My sick, baby girl wanted me close, just not squishing her on the couch with my ginormous belly close. So I made a pallet on the floor right next to the couch and slept there. I say slept, but she was up off and on through the night so I didn’t get much sleep; I know you know exactly what I’m talking about.
And that’s what we do as mommas right? And as wives and friends, we stay near those suffering. Even if…Even if they have no idea that we are up late into the night, on our knees, on our face, walking the floor, praying, pleading and interceding for them.
Have you ever had the thought, “I wonder if I would have stayed near our Lord when He was in the garden or on the cross?” I’ve had enough “Peter” moments in my life to know, chances are not good.
The benefit of staying close by, we pray close by. It’s in those intimate moments–near or far–that we forget our discomfort, our needs, and our wants and we offer everything we have for the suffering soul we are staying close to. We do it without complaint (sometimes? Hopefully?), fanfare, regard for our own comfort, and in no hopes of a reward or payback.
We suffer alongside the suffering out of sheer love for them, not ourselves.
That example and explanation above of staying near my suffering baby girl is the easiest way I know how to explain my view on the Catholic practice of “Offering it up.”

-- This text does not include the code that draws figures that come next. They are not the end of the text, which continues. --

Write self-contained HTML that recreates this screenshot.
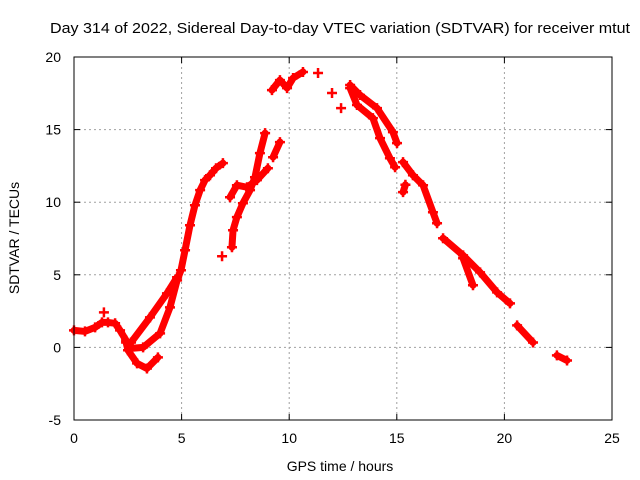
<!DOCTYPE html>
<html><head><meta charset="utf-8"><style>
body{margin:0;background:#fff;}
svg{display:block;font-family:"Liberation Sans",sans-serif;}
</style></head><body>
<svg id="chart" width="640" height="480">
<text x="340" y="33" text-anchor="middle" font-size="15" textLength="580" lengthAdjust="spacingAndGlyphs">Day 314 of 2022, Sidereal Day-to-day VTEC variation (SDTVAR) for receiver mtut</text>
<text x="340" y="471" text-anchor="middle" font-size="14">GPS time / hours</text>
<text transform="translate(19,238) rotate(-90)" text-anchor="middle" font-size="14">SDTVAR / TECUs</text>
<g id="grid"></g><g id="ticks"></g><g id="series"></g>
<rect x="74" y="57" width="538" height="363" fill="none" stroke="#000" stroke-width="1"/>
</svg>
<script>
const xTicks=[0,5,10,15,20,25];
const yTicks=[-5,0,5,10,15,20];
const segments=[
[[0,1.17],[0.51,1.1],[0.98,1.38],[1.3,1.72],[1.58,1.72],[1.91,1.66],[2.14,1.17],[2.42,0.48],[2.65,-0.07]],
[[1.39,2.41]],
[[2.65,-0.07],[3.21,0],[4.0,0.97],[4.46,2.76],[4.79,4.62],[4.97,5.31],[5.16,6.69],[5.39,8.41],[5.62,9.79],[5.86,10.83],[6.09,11.52],[6.32,11.86],[6.6,12.34],[6.92,12.69]],
[[2.65,0.34],[3.53,2.07],[4.32,3.72],[4.79,4.83]],
[[2.42,0.34],[2.51,-0.2],[2.93,-1.1],[3.39,-1.45],[3.9,-0.69]],
[[6.88,6.28]],
[[7.34,6.9],[7.39,8.07],[7.57,8.97],[7.85,9.93],[8.18,10.83],[8.41,11.72],[8.64,13.38],[8.88,14.76]],
[[7.25,10.34],[7.57,11.17],[8.04,11.03],[8.5,11.52],[9.01,12.34]],
[[9.25,13.1],[9.57,14.14]],
[[9.2,17.72],[9.57,18.41],[9.9,17.86],[10.18,18.55],[10.64,18.97]],
[[11.34,18.9]],
[[11.99,17.52]],
[[12.41,16.48]],
[[12.83,18.07],[13.29,17.38],[14.08,16.48],[14.82,14.83],[15.01,14.07]],
[[12.83,17.86],[13.15,16.69],[13.89,15.79],[14.22,14.41],[14.68,13.03],[14.92,12.41]],
[[15.29,12.76],[15.75,11.86],[16.22,11.17],[16.68,9.31],[16.87,8.55]],
[[15.29,10.69],[15.4,11.2]],
[[17.15,7.52],[18.08,6.34],[18.87,5.17],[19.66,3.79],[20.26,3.03]],
[[18.08,6.14],[18.54,4.28]],
[[20.59,1.52],[21.33,0.34]],
[[22.44,-0.55],[22.91,-0.9]]
];
const X0=74,X1=612,Y0=420,Y1=57;
const sx=v=>X0+(v-0)/(25-0)*(X1-X0);
const sy=v=>Y0-(v+5)/(20+5)*(Y0-Y1);
const NS="http://www.w3.org/2000/svg";
const grid=document.getElementById('grid'),ticks=document.getElementById('ticks'),ser=document.getElementById('series');
function mk(tag,attrs,parent){const e=document.createElementNS(NS,tag);for(const k in attrs)e.setAttribute(k,attrs[k]);parent.appendChild(e);return e;}
xTicks.forEach(t=>{
 const x=sx(t);
 if(t>0&&t<25){const g=mk('line',{x1:x,x2:x,y1:Y1,y2:Y0,stroke:'#a0a0a0','stroke-dasharray':'2,3'},grid);
 
 }
 mk('line',{x1:x,x2:x,y1:Y0,y2:Y0-6,stroke:'#000'},ticks);
 mk('line',{x1:x,x2:x,y1:Y1,y2:Y1+6,stroke:'#000'},ticks);
 const l=mk('text',{x:x,y:443,'text-anchor':'middle','font-size':14},ticks);l.textContent=t;
 
 
});
yTicks.forEach(t=>{
 const y=sy(t);
 if(t>-5&&t<20){const g=mk('line',{x1:X0,x2:X1,y1:y,y2:y,stroke:'#a0a0a0','stroke-dasharray':'2,3'},grid);
 
 }
 mk('line',{x1:X0,x2:X0+6,y1:y,y2:y,stroke:'#000'},ticks);
 mk('line',{x1:X1,x2:X1-6,y1:y,y2:y,stroke:'#000'},ticks);
 const l=mk('text',{x:61,y:y+5,'text-anchor':'end','font-size':14},ticks);l.textContent=t;
 
 
});
segments.forEach(seg=>{
 const pts=seg.map(p=>sx(p[0])+','+sy(p[1])).join(' ');
 if(seg.length>1){const pl=mk('polyline',{points:pts,fill:'none',stroke:'#f00','stroke-width':7,'stroke-linejoin':'round','stroke-linecap':'round'},ser);
 
 }
 seg.forEach(p=>{const x=sx(p[0]),y=sy(p[1]);
 const m=mk('path',{d:`M${x-5},${y}h10M${x},${y-5}v10`,stroke:'#f00','stroke-width':2.5},ser);
 
 });
});
</script>
</body></html>
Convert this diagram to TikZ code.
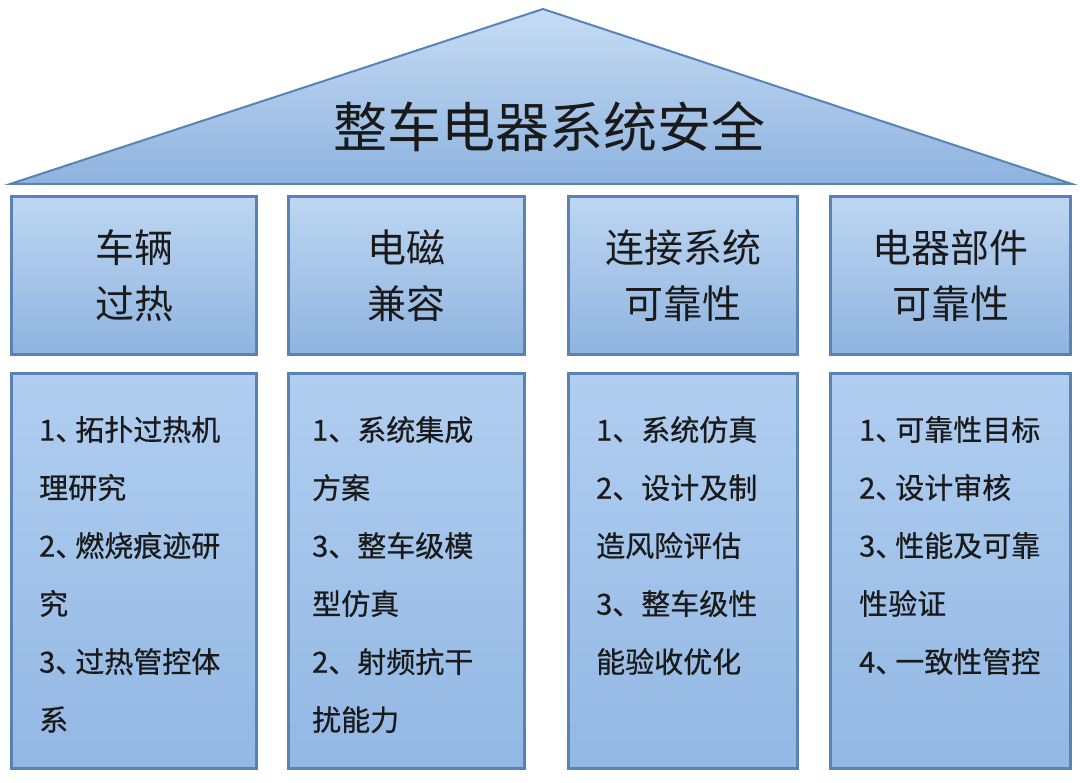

We take our suffering and we offer it in union with theirs. Our thoughts, prayers, and even physical discomfort are focused on staying close to the suffering. We are offering encouragement, support, and prayers. Sometimes this looks physical, spiritual or both.
And sometimes, we offer our own suffering to Jesus. We unite our sufferings to His. He doesn’t need it, He doesn’t ask for it, and it does nothing for Him. But this a chance for us to come alongside Him, out of complete and total love, to be in a spiritual sense, near Him when He suffered His final agony as the God-Man here on earth.
I was not at the foot of the cross when Jesus was going through His final agony. I could not physically stay near to offer myself and any discomfort I experienced to Him in that moment. But God is eternal and time is irrelevant.
I can take my sufferings today, in this space and time, and offer them up with His sufferings. Make sense?
When my little girl was sick and lying on the couch, I could lie beside her and offer all I had spiritually and physically to her in that moment. I couldn’t do that for Jesus when He was on the cross, I wasn’t alive then. But I can do it now, with others, as an offering to Him.
I have tried to explain this to the best of my understanding. I am not a theologian, just a simple momma. And as with all things God, there is and always will be a sense of mystery, parts that will only make sense in the spiritual realm no matter how hard we try to explain or understand them here and now.
And for a primer on how this works, when you are suffering, from a headache to heartache, you simply turn to Jesus on the cross in His greatest moment of suffering on earth, and you say, “Jesus, I offer this for love of you.”
You are now in essence, staying close to our Lord in His Passion without any regard for yourself. You have given up the desire to complain and seek consolation because rather than focusing on your own suffering you turning all that attention to staying near our Lord in His.